_PROBLEM REQUIREMENTS_:
Print the listing as it stands, omitting all images.

_INFORMATION PROVIDED_:
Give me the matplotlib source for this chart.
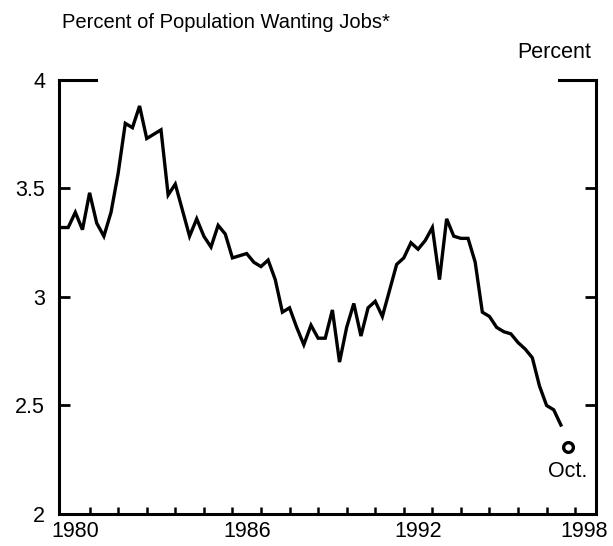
import numpy as np
import matplotlib
matplotlib.use("Agg")
import matplotlib.pyplot as plt

plt.rcParams['font.family'] = ['Liberation Sans', 'DejaVu Sans']

# quarterly share of population wanting jobs, 1980Q1 - 1997Q3
start_year = 1980
wanting_jobs = [
    3.32, 3.32, 3.39, 3.31, 3.48, 3.34, 3.28, 3.39, 3.57, 3.80,
    3.78, 3.88, 3.73, 3.75, 3.77, 3.47, 3.52, 3.40, 3.28, 3.36,
    3.28, 3.23, 3.33, 3.29, 3.18, 3.19, 3.20, 3.16, 3.14, 3.17,
    3.08, 2.93, 2.95, 2.86, 2.78, 2.87, 2.81, 2.81, 2.94, 2.70,
    2.86, 2.97, 2.82, 2.95, 2.98, 2.91, 3.03, 3.15, 3.18, 3.25,
    3.22, 3.26, 3.32, 3.08, 3.36, 3.28, 3.27, 3.27, 3.16, 2.93,
    2.91, 2.86, 2.84, 2.83, 2.79, 2.76, 2.72, 2.59, 2.50, 2.48,
    2.41,
]
oct_date = 1997.75
oct_value = 2.31

year_labels = ['1980', '1986', '1992', '1998']
y_ticks = [2, 2.5, 3, 3.5, 4]
y_labels = ['2', '2.5', '3', '3.5', '4']

fs = 15.5

dates = start_year + np.arange(len(wanting_jobs)) / 4.0

fig = plt.figure(figsize=(6.13, 5.46), dpi=100)
ax = fig.add_axes([0.0963, 0.0586, 0.876, 0.795])

ax.plot(dates, wanting_jobs, color='black', lw=2.4, solid_joinstyle='miter')
ax.plot([oct_date], [oct_value], 'o', mfc='white', mec='black', mew=2.4, ms=7)
ax.text(oct_date, oct_value - 0.065, 'Oct.', ha='center', va='top', fontsize=fs)

ax.set_xlim(1979.93, 1998.73)
ax.set_ylim(2, 4)

# year ticks inside, labels centred on mid-year
ax.set_xticks(np.arange(1981, 1999))
ax.set_xticklabels([])
ax.set_xticks([int(y) + 0.5 for y in year_labels[:-1]] + [1998.3], minor=True)
ax.set_xticklabels(year_labels, minor=True, fontsize=fs)
ax.tick_params(axis='x', which='major', direction='in', length=5, width=1.8)
ax.tick_params(axis='x', which='minor', length=0, pad=5)

ax.set_yticks(y_ticks)
ax.set_yticklabels(y_labels, fontsize=fs)
ax.tick_params(axis='y', direction='in', length=8, width=2, left=True, right=True, pad=10)

for s in ['left', 'right', 'bottom']:
    ax.spines[s].set_linewidth(2.2)
ax.spines['top'].set_visible(False)
# broken top frame
ax.plot([0, 0.069], [1, 1], transform=ax.transAxes, color='black', lw=2.2, clip_on=False)
ax.plot([0.931, 1], [1, 1], transform=ax.transAxes, color='black', lw=2.2, clip_on=False)

fig.text(0.101, 0.958, 'Percent of Population Wanting Jobs*', fontsize=14.5, va='center', ha='left')
fig.text(0.965, 0.903, 'Percent', fontsize=fs, va='center', ha='right')

fig.savefig('out.png', dpi=100)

_ANSWER TO THE TASK_:
Give me the matplotlib source for this chart.
import numpy as np
import matplotlib
matplotlib.use("Agg")
import matplotlib.pyplot as plt

plt.rcParams['font.family'] = ['Liberation Sans', 'DejaVu Sans']

# quarterly share of population wanting jobs, 1980Q1 - 1997Q3
start_year = 1980
wanting_jobs = [
    3.32, 3.32, 3.39, 3.31, 3.48, 3.34, 3.28, 3.39, 3.57, 3.80,
    3.78, 3.88, 3.73, 3.75, 3.77, 3.47, 3.52, 3.40, 3.28, 3.36,
    3.28, 3.23, 3.33, 3.29, 3.18, 3.19, 3.20, 3.16, 3.14, 3.17,
    3.08, 2.93, 2.95, 2.86, 2.78, 2.87, 2.81, 2.81, 2.94, 2.70,
    2.86, 2.97, 2.82, 2.95, 2.98, 2.91, 3.03, 3.15, 3.18, 3.25,
    3.22, 3.26, 3.32, 3.08, 3.36, 3.28, 3.27, 3.27, 3.16, 2.93,
    2.91, 2.86, 2.84, 2.83, 2.79, 2.76, 2.72, 2.59, 2.50, 2.48,
    2.41,
]
oct_date = 1997.75
oct_value = 2.31

year_labels = ['1980', '1986', '1992', '1998']
y_ticks = [2, 2.5, 3, 3.5, 4]
y_labels = ['2', '2.5', '3', '3.5', '4']

fs = 15.5

dates = start_year + np.arange(len(wanting_jobs)) / 4.0

fig = plt.figure(figsize=(6.13, 5.46), dpi=100)
ax = fig.add_axes([0.0963, 0.0586, 0.876, 0.795])

ax.plot(dates, wanting_jobs, color='black', lw=2.4, solid_joinstyle='miter')
ax.plot([oct_date], [oct_value], 'o', mfc='white', mec='black', mew=2.4, ms=7)
ax.text(oct_date, oct_value - 0.065, 'Oct.', ha='center', va='top', fontsize=fs)

ax.set_xlim(1979.93, 1998.73)
ax.set_ylim(2, 4)

# year ticks inside, labels centred on mid-year
ax.set_xticks(np.arange(1981, 1999))
ax.set_xticklabels([])
ax.set_xticks([int(y) + 0.5 for y in year_labels[:-1]] + [1998.3], minor=True)
ax.set_xticklabels(year_labels, minor=True, fontsize=fs)
ax.tick_params(axis='x', which='major', direction='in', length=5, width=1.8)
ax.tick_params(axis='x', which='minor', length=0, pad=5)

ax.set_yticks(y_ticks)
ax.set_yticklabels(y_labels, fontsize=fs)
ax.tick_params(axis='y', direction='in', length=8, width=2, left=True, right=True, pad=10)

for s in ['left', 'right', 'bottom']:
    ax.spines[s].set_linewidth(2.2)
ax.spines['top'].set_visible(False)
# broken top frame
ax.plot([0, 0.069], [1, 1], transform=ax.transAxes, color='black', lw=2.2, clip_on=False)
ax.plot([0.931, 1], [1, 1], transform=ax.transAxes, color='black', lw=2.2, clip_on=False)

fig.text(0.101, 0.958, 'Percent of Population Wanting Jobs*', fontsize=14.5, va='center', ha='left')
fig.text(0.965, 0.903, 'Percent', fontsize=fs, va='center', ha='right')

fig.savefig('out.png', dpi=100)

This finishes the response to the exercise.